2005

21 December 2005: Peace on Earth

Peace on earth bad for business

It must be tough being a conservative this time of year. Even tougher, I suppose, to be a libertarian conservative. All those liberal values being expressed and promulgated everywhere you turn—you know, joy, peace, and love. Not that they’re taken very seriously by some who mouth them, you understand. Witness, for example, the unusually high decibel level from the religious right about how liberals have been waging war on Christmas. One would think that just this one time, they would get off the war thing, but you got to keep the dough rolling in.

By now you may be aware of the “history of Christmas,” but if not, I am happy to “enlighten” you. For the first four centuries of Christianity, Jesus’ birth was hardly a consideration. With its rise to dominance in the Roman Empire, a sound strategy had to be implemented to insure free-spirited pagans would stay on board. So, essentially the Christians tagged the Nativity to December 25, thereby joining up with anthropomorphic cultures that had already deigned that day to celebrate the “return of light.” The light motif, especially the rebirth of it, would prove itself to be universal, due to it being the first day after the solstice when daylight was perceptively lengthening.

The ancient Zoroastrians had longed honored the birth of their savior Mithras, the god of the “unconquerable sun,” on December 25. Roman legionnaires brought the cult back to Rome, which tied in nicely with the established Roman celebrations of Saturnalia and Juvenilia from whence we get the tradition of giving gifts to children. Prior to Roman traditions developing, Greeks celebrated the birth of Apollo, their Sun God, as well on December 25. Along the way, ancient Norsemen developed the tradition of finding the burliest tree—their Yule Log—and lit it afire. It took about 12 days for it to burn, hence the 12 days of Christmas. Christians saw fit to co-opt that period, the end of which they marked with the arrival of the Magi bearing gifts—see Juvenilia above—to honor the Child Jesus, as well as other “pagan” practices such as stringing holly and decorating evergreen trees, which were then called neither Christmas nor holiday trees, honored for their magic in remaining green throughout the “dead months.”
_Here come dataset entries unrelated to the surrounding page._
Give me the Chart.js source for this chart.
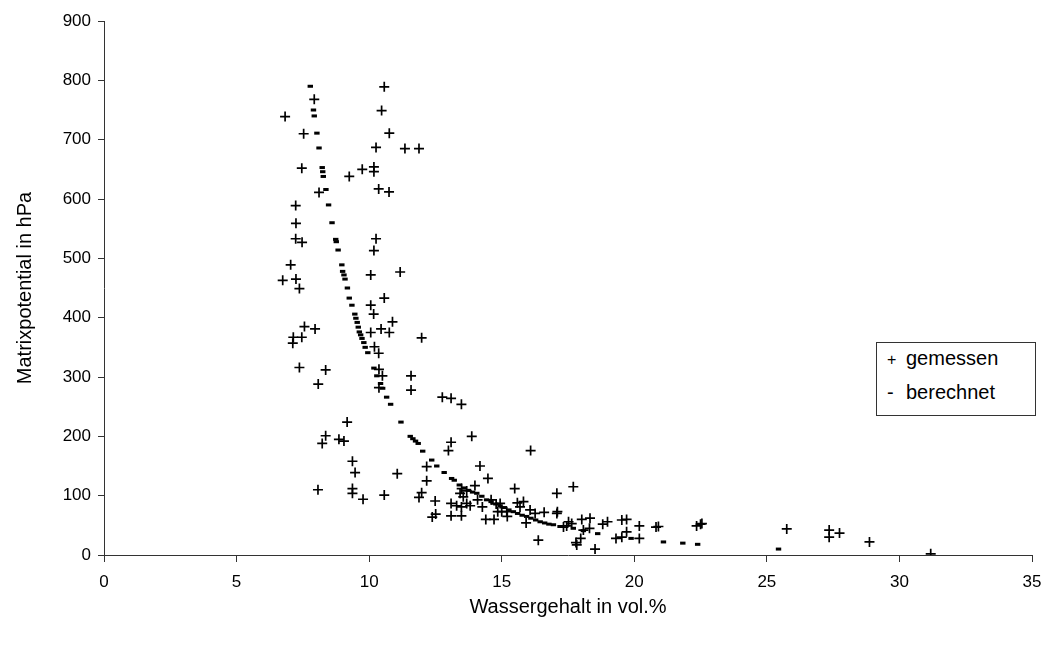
<!DOCTYPE html>
<html>
<head>
<meta charset="utf-8">
<script src="https://cdn.jsdelivr.net/npm/chart.js@4/dist/chart.umd.min.js"></script>
<style>
  body { margin: 0; background: #fff; }
  #wrap { position: relative; width: 1053px; height: 646px; }
  #legend {
    position: absolute; left: 876px; top: 342px; width: 158px; height: 72px;
    border: 1px solid #333; background: #fff;
    font-family: "Liberation Sans", Arial, sans-serif; font-size: 20px; color: #000;
  }
  #legend div { position: absolute; left: 10px; white-space: nowrap; }
  #legend .sym { display: inline-block; width: 19px; }
</style>
</head>
<body>
<div id="wrap">
  <canvas id="myChart" width="1053" height="646"></canvas>
  <div id="legend">
    <div style="top:4px"><span class="sym" style="font-size:16px">+</span>gemessen</div>
    <div style="top:38px"><span class="sym">-</span>berechnet</div>
  </div>
</div>
<script>
// gemessen (measured)
var gemessenX = [10.57, 7.93, 6.83, 10.47, 7.53, 10.76, 10.26, 11.35, 11.88, 7.46, 9.74, 10.18, 10.18, 9.25, 8.11, 10.36, 10.75, 7.23, 7.24, 7.23, 7.47, 10.26, 10.18,
  7.04, 6.74, 7.24, 7.37, 10.06, 11.17, 10.57, 10.06, 10.17, 10.88, 7.56, 7.96, 7.14, 7.46, 7.12, 10.06, 10.45, 10.76, 11.98, 10.2, 10.36, 7.37, 8.36, 8.08, 10.37, 10.5, 10.37, 11.58, 11.58, 9.17, 8.36, 8.23, 8.86, 9.05,
  9.37, 9.47, 8.07, 9.37, 9.37, 9.77, 10.57, 11.06, 12.17, 12.17, 11.98, 11.88,
  12.76, 13.09, 13.48, 13.87, 13.09, 12.99, 16.09, 14.18, 14.48, 13.99, 15.49, 17.08, 12.49, 12.38, 12.51, 13.09, 13.09, 13.48, 13.3, 13.48, 13.68, 13.81, 13.43, 13.55, 13.68, 13.49, 14.09, 14.27, 14.4, 14.71, 14.6, 14.79, 14.94, 14.85, 15.0, 15.19, 15.21, 15.59, 15.69, 15.82, 16.07, 16.26, 15.92, 16.6, 17.08, 16.38,
  17.7, 17.1, 17.52, 17.64, 17.33, 17.45, 18.02, 18.33, 18.31, 18.08, 17.98, 17.83, 17.8, 18.52, 18.81, 18.99, 19.53, 19.71, 19.71, 19.31, 19.53, 20.19, 20.19, 20.82, 20.91, 22.35, 22.5, 22.55, 25.75, 27.35, 27.35, 27.74, 28.87, 31.18];
var gemessenY = [789, 768, 739, 749, 710, 711, 687, 685, 685, 652, 650, 654, 646, 638, 611, 617, 612, 589, 559, 533, 527, 533, 513,
  489, 463, 465, 449, 472, 477, 433, 421, 406, 393, 385, 381, 367, 367, 357, 375, 381, 375, 366, 351, 340, 316, 312, 288, 313, 302, 282, 302, 278, 224, 201, 188, 195, 192,
  158, 139, 110, 112, 104, 94, 101, 137, 149, 125, 105, 97,
  266, 264, 254, 200, 190, 176, 176, 150, 129, 117, 112, 104, 91, 64, 69, 87, 66, 66, 83, 81, 87, 83, 104, 98, 108, 112, 93, 81, 60, 60, 93, 86, 87, 73, 73, 73, 65, 88, 81, 90, 76, 70, 54, 72, 70, 25,
  115, 73, 56, 53, 47, 49, 60, 62, 45, 42, 28, 17, 21, 10, 52, 56, 59, 60, 39, 28, 30, 28, 49, 47, 48, 49, 52, 53, 44, 42, 30, 37, 22, 2];

// berechnet (calculated)
var berechnetX = [7.78, 7.9, 7.93, 8.03, 8.11, 8.23, 8.25, 8.27, 8.37, 8.47, 8.6, 8.74, 8.76, 8.83, 8.97, 9.0, 9.05, 9.09, 9.18, 9.25, 9.35, 9.46, 9.5, 9.55, 9.59, 9.63, 9.68, 9.73, 9.8, 9.85, 9.95, 10.18, 10.29, 10.43, 10.51, 10.66, 10.81, 11.2, 11.55, 11.65, 11.75, 11.85, 12.02, 12.36, 12.55, 12.83, 13.11, 13.21,
  13.4, 13.58, 13.75, 13.9, 14.06, 14.25, 14.43, 14.6, 14.78, 14.94, 15.1, 15.27, 15.44, 15.6, 15.77, 15.94, 16.1, 16.28, 16.45, 16.62, 16.78, 16.95, 17.2, 17.7, 18.08, 18.62, 19.88, 21.1, 21.83, 22.39, 25.44];
var berechnetY = [790, 750, 740, 711, 686, 653, 646, 638, 616, 590, 560, 532, 528, 514, 489, 478, 472, 465, 450, 433, 421, 406, 399, 392, 384, 376, 371, 365, 358, 350, 341, 315, 302, 289, 281, 266, 254, 224, 200, 196, 192, 188, 175, 160, 150, 139, 129, 126,
  118, 113, 109, 106, 104, 99, 93, 90, 86, 83, 80, 76, 73, 70, 67, 65, 62, 59, 56, 54, 52, 51, 48, 45, 41, 36, 28, 22, 20, 18, 10];

var xTicks = [0, 5, 10, 15, 20, 25, 30, 35];
var yTicks = [0, 100, 200, 300, 400, 500, 600, 700, 800, 900];

function toPoints(xs, ys) {
  let pts = [];
  for (let i = 0; i < xs.length; i++) {
    pts.push({ x: xs[i], y: ys[i] });
  }
  return pts;
}

const data = {
  datasets: [
    {
      label: "berechnet",
      data: toPoints(berechnetX, berechnetY),
      pointStyle: "line",
      pointRadius: 2.7,
      borderWidth: 3,
      borderColor: "#000",
      backgroundColor: "#000",
    },
    {
      label: "gemessen",
      data: toPoints(gemessenX, gemessenY),
      pointStyle: "cross",
      pointRadius: 5,
      borderWidth: 1.7,
      borderColor: "#000",
      backgroundColor: "#000",
    },
  ],
};

const tickFont = { family: "'Liberation Sans', Arial, sans-serif", size: 17 };
const titleFont = { family: "'Liberation Sans', Arial, sans-serif", size: 20 };

const config = {
  type: "scatter",
  data: data,
  options: {
    responsive: false,
    animation: false,
    layout: { padding: { left: 0, right: 21, top: 21, bottom: 0 } },
    plugins: { legend: { display: false }, tooltip: { enabled: false } },
    scales: {
      x: {
        type: "linear",
        min: 0,
        max: 35,
        afterFit: function (s) { s.height = 91; },
        afterBuildTicks: function (s) { s.ticks = xTicks.map(v => ({ value: v })); },
        ticks: { color: "#000", font: tickFont, padding: 10 },
        grid: { drawOnChartArea: false, drawTicks: true, tickLength: 7, color: "#333" },
        border: { color: "#333", width: 1 },
        title: { display: true, text: "Wassergehalt in vol.%", color: "#000", font: titleFont, padding: { top: 0, bottom: 27 } },
      },
      y: {
        min: 0,
        max: 900,
        afterFit: function (s) { s.width = 104; },
        afterBuildTicks: function (s) { s.ticks = yTicks.map(v => ({ value: v })); },
        ticks: { color: "#000", font: tickFont, padding: 7 },
        grid: { drawOnChartArea: false, drawTicks: true, tickLength: 6, color: "#333" },
        border: { color: "#333", width: 1 },
        title: { display: true, text: "Matrixpotential in hPa", color: "#000", font: titleFont, padding: { top: 13, bottom: 0 } },
      },
    },
  },
};

const myChart = new Chart(document.getElementById("myChart"), config);
</script>
</body>
</html>
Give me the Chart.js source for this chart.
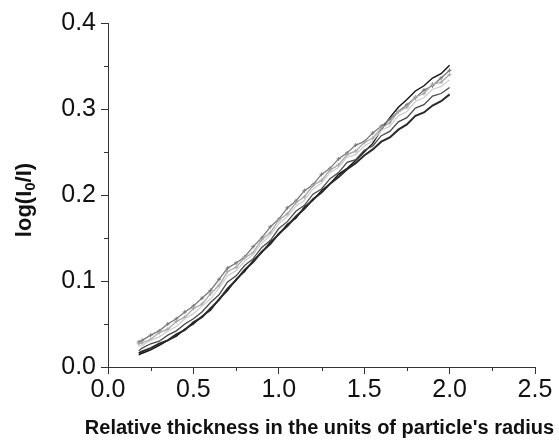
<!DOCTYPE html>
<html><head><meta charset="utf-8">
<script src="https://cdn.jsdelivr.net/npm/chart.js@4/dist/chart.umd.min.js"></script>
<style>html,body{margin:0;padding:0;background:#fff}#wrap{width:559px;height:441px}</style>
</head><body><div id="wrap"><canvas id="c" width="559" height="441"></canvas></div>
<script>
const xValues = [0.18,0.2,0.25,0.3,0.35,0.4,0.45,0.5,0.55,0.6,0.65,0.7,0.75,0.8,0.85,0.9,0.95,1.0,1.05,1.1,1.15,1.2,1.25,1.3,1.35,1.4,1.45,1.5,1.55,1.6,1.65,1.7,1.75,1.8,1.85,1.9,1.95,2.0];
const seriesA = [.014,.016,.020,.025,.031,.036,.044,.050,.059,.066,.079,.089,.102,.111,.124,.133,.145,.154,.166,.173,.186,.194,.205,.213,.224,.231,.240,.250,.260,.276,.290,.302,.311,.321,.327,.336,.341,.351];
const seriesB = [.016,.018,.022,.027,.031,.038,.043,.052,.058,.068,.078,.091,.101,.113,.122,.134,.143,.155,.164,.175,.184,.195,.203,.213,.221,.230,.237,.246,.253,.262,.267,.276,.282,.292,.296,.304,.309,.317];
const seriesC = [.029,.031,.037,.042,.050,.056,.064,.071,.080,.089,.102,.115,.121,.128,.140,.150,.163,.172,.185,.193,.205,.212,.224,.231,.242,.249,.258,.262,.272,.280,.288,.297,.305,.313,.322,.327,.336,.345];
const seriesD = [.027,.028,.032,.040,.044,.053,.058,.068,.073,.085,.095,.111,.116,.127,.133,.148,.156,.171,.178,.191,.198,.211,.217,.229,.235,.247,.251,.261,.266,.278,.284,.297,.302,.314,.318,.329,.331,.340];
const seriesE = [.024,.025,.031,.035,.042,.047,.056,.062,.071,.079,.092,.106,.112,.123,.131,.144,.153,.167,.175,.187,.194,.207,.214,.226,.232,.244,.247,.257,.263,.275,.280,.292,.297,.309,.313,.323,.326,.334];
const seriesF = [.019,.022,.027,.030,.037,.042,.050,.056,.064,.075,.084,.099,.106,.118,.126,.139,.147,.161,.169,.181,.188,.201,.207,.219,.226,.238,.241,.252,.257,.269,.274,.285,.290,.301,.305,.315,.318,.325];
const xMajorTicks = [0.0,0.5,1.0,1.5,2.0,2.5];
const yMajorTicks = [0.0,0.1,0.2,0.3,0.4];
const xMinorTicks = [0.25,0.75,1.25,1.75,2.25];
const yMinorTicks = [0.05,0.15,0.25,0.35];
const xTitle = "Relative thickness in the units of particle's radius";
const yTitleParts = ['log(I', '0', '/I)'];

const toPts = s => xValues.map((x,i)=>({x:x,y:s[i]}));
const mk = (s,color,w,pt,r) => ({data:toPts(s),borderColor:color,backgroundColor:color,borderWidth:w,pointStyle:pt||'circle',pointRadius:r||0,pointBorderWidth:1,showLine:true,fill:false,tension:0});

const extras = {
  id:'extras',
  afterDraw(chart){
    const ctx=chart.ctx, xs=chart.scales.x, ys=chart.scales.y;
    ctx.save(); ctx.strokeStyle='#333'; ctx.lineWidth=1; ctx.beginPath();
    xMinorTicks.forEach(v=>{const p=Math.round(xs.getPixelForValue(v))+0.5; ctx.moveTo(p,ys.bottom); ctx.lineTo(p,ys.bottom+4);});
    yMinorTicks.forEach(v=>{const p=Math.round(ys.getPixelForValue(v))+0.5; ctx.moveTo(xs.left-4,p); ctx.lineTo(xs.left,p);});
    ctx.stroke();
    // x title
    ctx.fillStyle='#111';
    ctx.font='bold 20px "Liberation Sans", Arial, sans-serif';
    ctx.textAlign='center'; ctx.textBaseline='middle';
    ctx.fillText(xTitle, (xs.left+xs.right)/2 - 2, 428);
    // y title with subscript
    const big='bold 22px "Liberation Sans", Arial, sans-serif', small='bold 15px "Liberation Sans", Arial, sans-serif';
    ctx.font=big; const w0=ctx.measureText(yTitleParts[0]).width, w2=ctx.measureText(yTitleParts[2]).width;
    ctx.font=small; const w1=ctx.measureText(yTitleParts[1]).width;
    const total=w0+w1+w2;
    ctx.translate(23, (ys.top+ys.bottom)/2 + 5); ctx.rotate(-Math.PI/2);
    ctx.textAlign='left'; ctx.textBaseline='alphabetic';
    let x=-total/2; const base=8;
    ctx.font=big; ctx.fillText(yTitleParts[0], x, base); x+=w0;
    ctx.font=small; ctx.fillText(yTitleParts[1], x, base+4); x+=w1;
    ctx.font=big; ctx.fillText(yTitleParts[2], x, base);
    ctx.restore();
  }
};

new Chart(document.getElementById('c'),{
  type:'scatter',
  data:{datasets:[
    mk(seriesE,'#cfcfcf',1.3),
    mk(seriesD,'#a8a8a8',1.3,'cross',2),
    mk(seriesC,'#7a7a7a',1.3,'cross',2),
    mk(seriesF,'#4a4a4a',1.3),
    mk(seriesB,'#2a2a2a',2),
    mk(seriesA,'#111111',1.4)
  ]},
  options:{
    responsive:false,animation:false,
    layout:{padding:{top:23,right:24,bottom:0,left:0}},
    plugins:{legend:{display:false},tooltip:{enabled:false}},
    scales:{
      x:{type:'linear',min:0,max:2.5,
        afterBuildTicks:s=>{s.ticks=xMajorTicks.map(v=>({value:v}));},
        afterFit:s=>{s.height=74;},
        border:{display:true,color:'#333',width:1},
        grid:{display:true,drawOnChartArea:false,drawTicks:true,tickLength:7,tickColor:'#333'},
        ticks:{color:'#111',font:{family:'Liberation Sans, Arial',size:25},padding:1,maxRotation:0,callback:v=>v.toFixed(1)},
        title:{display:false}
      },
      y:{type:'linear',min:0,max:0.4,
        afterBuildTicks:s=>{s.ticks=yMajorTicks.map(v=>({value:v}));},
        afterFit:s=>{s.width=108;},
        border:{display:true,color:'#333',width:1},
        grid:{display:true,drawOnChartArea:false,drawTicks:true,tickLength:7,tickColor:'#333'},
        ticks:{color:'#111',font:{family:'Liberation Sans, Arial',size:25},padding:5,callback:v=>v.toFixed(1)},
        title:{display:false}
      }
    }
  },
  plugins:[extras]
});
</script></body></html>
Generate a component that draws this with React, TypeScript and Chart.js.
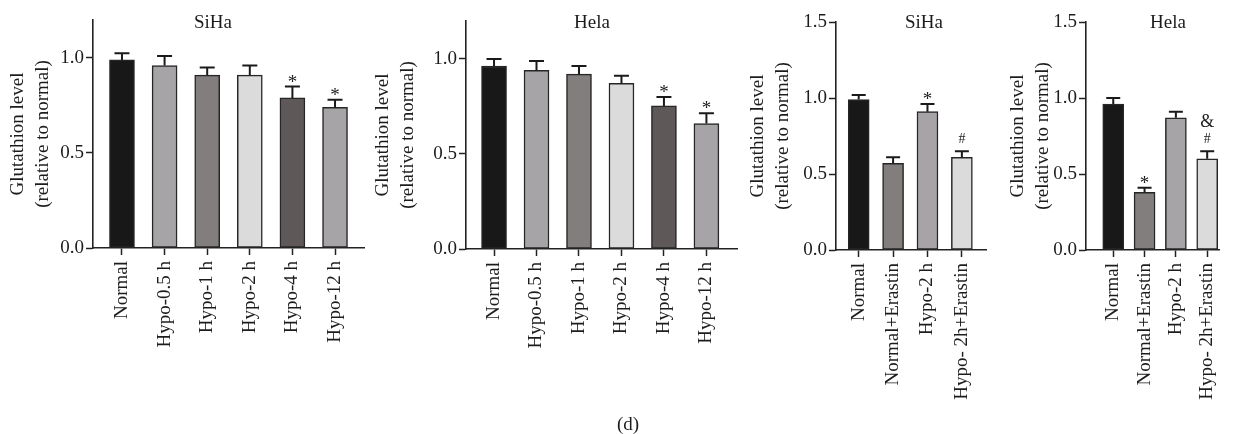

In America, ancient Chacoans in northwest New Mexico, along with as other indigenous cultures, marked the solstice as well. In fact, they seem to have constructed the only calendar that accurately correlated both the solar and lunar celestial winter events in one site. It has been dubbed the Sun Dagger, but I digress.

Ancient folks were wiser than we moderns in that they decided that waging war in the bitterly cold month of December was both uncomfortable and impracticable. Perhaps that is the reason it came to be known as the “Season of Peace.” Modern man—not woman—understands, though, that wasting the winter in not waging war would be a financial disaster. Waging war in Iraq, on the social-welfare state, on terrorists, on secular humanists, on illegal immigrants, on gays, on liberated women, along with other assorted battlefronts has not resulted in sufficient bloodletting, thus the war on liberals for them waging war on Christmas.

According to the Pope though, it’s not the liberals that, after all, have been waging the war on Christmas. Much to the agitation of libertarian conservatives, who seem to find meaning in life only through the dollar, Pope Benedict, playing the role of a wet blanket for American consumption and greed, says it is materialism that is the assassin of the Spirit of Christmas Past. Wars of the world. Perhaps, that’s the reason we intuitively and literally want to snuggle up aside that archetypal blazing Yule Log. It provides a haven from them.

I still can remember old Father Eddie from my boyhood Catholic school days railing about the choral refrain being not “peace on Earth and good will to man” but “peace to men of good will.” Maybe he had it right, and that’s the reason we cannot find peace. Not enough men of good will, and, besides, we simply don’t want it. Be bad for business. Nonetheless, the rest of us progressive-minded ones still hold on to our wistful dream of peace on Earth, even though it wouldn’t bode well for Halliburton and the rest of the military-industrial complex, as President Eisenhower labeled it.

Be that as it may, I love it when I am wished a Merry Christmas by a Christian, a Happy Chanukah by a Jew, or a warm and peaceful solstice by a pagan or other Earth-based spiritualist. No matter your tribe or spiritual tradition, it all means the same—peace on earth and good will to all—to men of good and of bad will. My wish for this season and for 2006 is that we live to witness an outbreak of peace in our lifetimes. In that spirit, I would like to say thank you to you, my readers, and wish you all, of good or bad will, a Merry and Mirthful Mithrasmas, not that I am betoken to Zoroaster, but it is a delightful mouthful, especially when said with a mouth filled with M&Ms.